Le syndicalisme est donc de plus en plus divisé et, plus grave encore, les relations intersyndicales sont au plus mal. Il existe deux camps, irréconciliables selon les tenants de l’un ou de l’autre. De part et d’autre, on voit se durcir les références à « l’identité » comme si les organisations syndicales étaient des invariants historiques ! Les divergences existent, c’est un fait incontestable. Elles sont inscrites dans des visions du monde social très différentes. Ce n’est pas nouveau. Les divergences empêchent-elles toute unité ? Cela dépend des choix : « Là où il y a une volonté, il existe un chemin ». Il faut constater que cette volonté n’existe pas et même qu’il existe une volonté explicite de ne pas la rechercher.

 

FO n’a toujours pensé l’unité que comme un élément occasionnel. La CFDT n’a jamais fait de l’unité une question centrale. La CGT en revanche l’a toujours mise en avant selon une conception qui n’a pas toujours facilité les rapprochements. Dès lors qu’elle se considérait comme garante de l’unité et de la conscience de la classe ouvrière, elle ne pouvait concevoir l’unité qu’autour d’elle-même. Il lui revenait donc « naturellement » de dicter les mots d’ordre et de décider les modalités de l’unité, plaçant souvent ses partenaires dans l’obligation de souscrire à ses décisions ou de refuser l’unité.
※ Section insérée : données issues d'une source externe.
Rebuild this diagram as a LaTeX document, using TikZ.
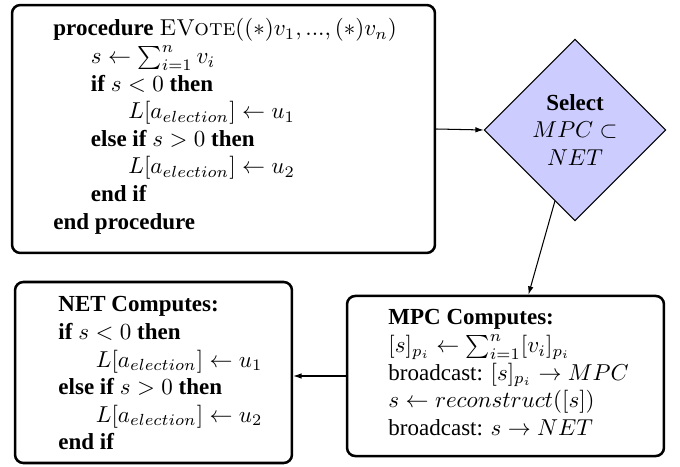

C’est avec cela, entre autres, que voulait répondre la notion de « syndicalisme rassemblé », un abandon par la CGT de la prétention à dire le juste en toute circonstance, l’acceptation de la discussion et de la négociation des « communs syndicaux » mais cette stratégie a rapidement fait long feu. Reste un fait notable, on l’oublie trop souvent, les années 1990 ont vu Force ouvrière lever son véto à toute relation avec la CGT, règle qui avait cours depuis 1948. La notion de syndicalisme rassemblée devrait être approfondie et mise en débat car sortir de la guerre de tous contre tous est une autre condition, probablement préjudicielle d’un regain d’intérêt des travailleurs pour le syndicalisme.

 

  • Comme l’a écrit Hegel, s’il y a une leçon à tirer de l’histoire, c’est que personne ne tire les leçons de l’histoire.
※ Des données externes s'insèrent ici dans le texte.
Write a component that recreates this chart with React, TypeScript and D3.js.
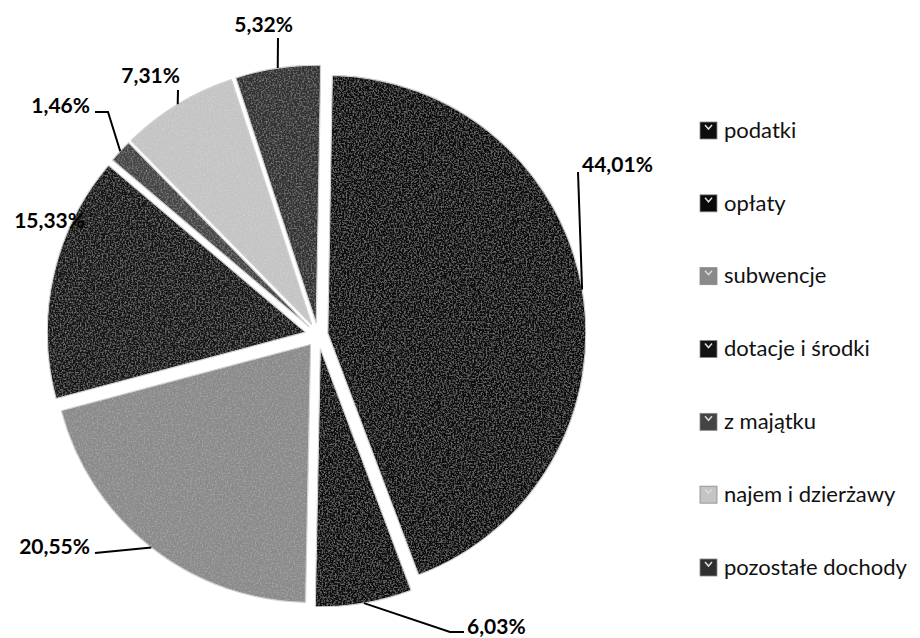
import * as d3 from "d3";
import { useEffect, useRef } from "react";

// shares of revenue (%), clockwise from 12 o'clock
const categories = [
  "podatki",
  "opłaty",
  "subwencje",
  "dotacje i środki",
  "z majątku",
  "najem i dzierżawy",
  "pozostałe dochody",
];
const shares = [44.01, 6.03, 20.55, 15.33, 1.46, 7.31, 5.32];
const shareLabels = ["44,01%", "6,03%", "20,55%", "15,33%", "1,46%", "7,31%", "5,32%"];

// style / layout
const fills = ["#0e0e0e", "#090909", "#8a8a8a", "#131313", "#444444", "#c4c4c4", "#303030"];
const explode = [10, 14, 12, 13, 12, 12, 12];
// label text anchor (x, baseline) and elbow of the leader line
const labelAt: [number, number, string][] = [
  [582, 172, "start"],
  [467, 634, "start"],
  [90, 554, "end"],
  [85, 228, "end"],
  [90, 113, "end"],
  [180, 83, "end"],
  [293, 32, "end"],
];
const leaderVia: ([number, number][] | null)[] = [
  [[578, 172]],
  [[450, 632], [464, 632]],
  [[95, 553]],
  null,
  [[108, 112], [95, 112]],
  [[178, 90]],
  [[278, 38]],
];

const W = 920;
const H = 638;
const cx = 318;
const cy = 335;
const R = 258;
const rot = (1 * Math.PI) / 180;

export default function App() {
  const ref = useRef<SVGSVGElement | null>(null);

  useEffect(() => {
    const svg = d3.select(ref.current);
    svg.selectAll("*").remove();

    // scanned-print speckle
    const defs = svg.append("defs");
    const f = defs
      .append("filter")
      .attr("id", "grain")
      .attr("x", 0)
      .attr("y", 0)
      .attr("width", 1)
      .attr("height", 1);
    f.append("feTurbulence")
      .attr("type", "fractalNoise")
      .attr("baseFrequency", 0.6)
      .attr("numOctaves", 2)
      .attr("seed", 3)
      .attr("result", "noise");
    f.append("feColorMatrix")
      .attr("in", "noise")
      .attr("type", "matrix")
      .attr("values", "0 0 0 0 1  0 0 0 0 1  0 0 0 0 1  0.45 0 0 0 -0.2")
      .attr("result", "speck");
    f.append("feComposite")
      .attr("in", "speck")
      .attr("in2", "SourceGraphic")
      .attr("operator", "in")
      .attr("result", "clip");
    const merge = f.append("feMerge");
    merge.append("feMergeNode").attr("in", "SourceGraphic");
    merge.append("feMergeNode").attr("in", "clip");

    const pie = d3
      .pie<number>()
      .sort(null)
      .value((d) => d)
      .startAngle(rot)
      .endAngle(2 * Math.PI + rot);
    const arcs = pie(shares);
    const arc = d3.arc<d3.PieArcDatum<number>>().innerRadius(0).outerRadius(R);

    const offset = (d: d3.PieArcDatum<number>, i: number) => {
      const m = (d.startAngle + d.endAngle) / 2;
      return [explode[i] * Math.sin(m), -explode[i] * Math.cos(m)];
    };

    const g = svg.append("g").attr("transform", `translate(${cx},${cy})`);
    g.selectAll("path")
      .data(arcs)
      .join("path")
      .attr("transform", (d, i) => {
        const [dx, dy] = offset(d, i);
        return `translate(${dx},${dy})`;
      })
      .attr("d", arc)
      .attr("fill", (_, i) => fills[i])
      .attr("stroke", "#d0d0d0")
      .attr("stroke-width", 1.2)
      .attr("filter", "url(#grain)");

    // leader lines from the middle of each outer arc
    const line = d3.line();
    arcs.forEach((d, i) => {
      const via = leaderVia[i];
      if (!via) return;
      const m = (d.startAngle + d.endAngle) / 2;
      const [dx, dy] = offset(d, i);
      const start: [number, number] = [
        cx + dx + R * Math.sin(m),
        cy + dy - R * Math.cos(m),
      ];
      svg
        .append("path")
        .attr("d", line([start, ...via]))
        .attr("fill", "none")
        .attr("stroke", "#000")
        .attr("stroke-width", 2);
    });

    svg
      .append("g")
      .selectAll("text")
      .data(shareLabels)
      .join("text")
      .attr("x", (_, i) => labelAt[i][0])
      .attr("y", (_, i) => labelAt[i][1])
      .attr("text-anchor", (_, i) => labelAt[i][2])
      .attr("font-family", "Lato, sans-serif")
      .attr("font-weight", 700)
      .attr("font-size", 21)
      .attr("fill", "#000")
      .text((d) => d);

    // legend
    const ly = d3.scalePoint<string>().domain(categories).range([130, 567]);
    const leg = svg
      .append("g")
      .selectAll("g")
      .data(categories)
      .join("g")
      .attr("transform", (d) => `translate(700,${ly(d)})`);
    leg
      .append("rect")
      .attr("x", 0)
      .attr("y", -8)
      .attr("width", 17)
      .attr("height", 17)
      .attr("fill", (_, i) => fills[i])
      .attr("stroke", "#888")
      .attr("stroke-width", 0.8);
    leg
      .append("path")
      .attr("d", "M5,-5 L8.5,-1 L12,-5")
      .attr("fill", "none")
      .attr("stroke", "#ddd")
      .attr("stroke-width", 1.5);
    leg
      .append("text")
      .attr("x", 24)
      .attr("dy", "0.35em")
      .attr("font-family", "Lato, sans-serif")
      .attr("font-size", 22)
      .attr("fill", "#111")
      .text((d) => d);
  }, []);

  return (
    <svg
      ref={ref}
      width={W}
      height={H}
      style={{ position: "absolute", left: 0, top: 0, background: "#fff" }}
    />
  );
}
Et les mêmes travers réapparaissent, produisant les mêmes résultats : les guerres de tranchées intra syndicales n’ont d’autre résultat que la destruction du syndicalisme par lui-même. Comme si l’environnement ne constituait pas déjà une menace majeure : des organisations patronales arrogantes, un gouvernement de hiérarques imprégnés d’idéaux éculés, il serait temps, plus que temps peut-être, de sortir de l’ère glaciaire.

 

Aucun miracle ne viendra rétablir des relations civilisées entre les organisations : aussi ne rêverons-nous pas mais des propositions existent, des chemins sont possibles. Pourquoi ne pas suggérer des confrontations publiques et/ou moins publiques (une convention citoyenne ?), avec l’impératif de dégager des positions communes au moins sur les sujets qui ne font pas blocage immédiat ?

 

Certes, il ne faudra pas commencer par les retraites, mais des campagnes communes sont envisageables, tous syndicats réunis, pour la défense des services publics, la rénovation du système de santé ou pour la reconquête d’une assurance chômage décente.

 

Personne ne peut croire qu’il n’existe aucun commun syndical : c’est une affaire de volonté. Louis Althusser publia quatre articles dans le journal « le Monde » en avril 1978. La série s’intitulait « Ce qui ne peut plus durer dans le Parti communiste français », texte prémonitoire même s’il n’inspira guère de changement. Peut-être faut-il affirmer avec force et en espérant davantage d’effets qu’il y a des choses qui ne peuvent plus durer dans le syndicalisme français ? Reste à trouver celles et ceux qui pourraient, avec quelque légitimité, porter une telle interpellation dans l’espace public. Le chercheur ne peut que soulever des questions, les réponses appartiennent aux acteurs. septembre 2021


 

NB :
 

  • Ce texte est le condensé d’un document plus long consultable sur le site Syndicollectif 
    Ce texte est un texte d’engagement : il est dépourvu de caractère académique et représente un point de vue engagé. C’est pourquoi il ne comporte aucune note ni référence même s’il repose sur un rapport scientifique à une matière fréquentée de longue date.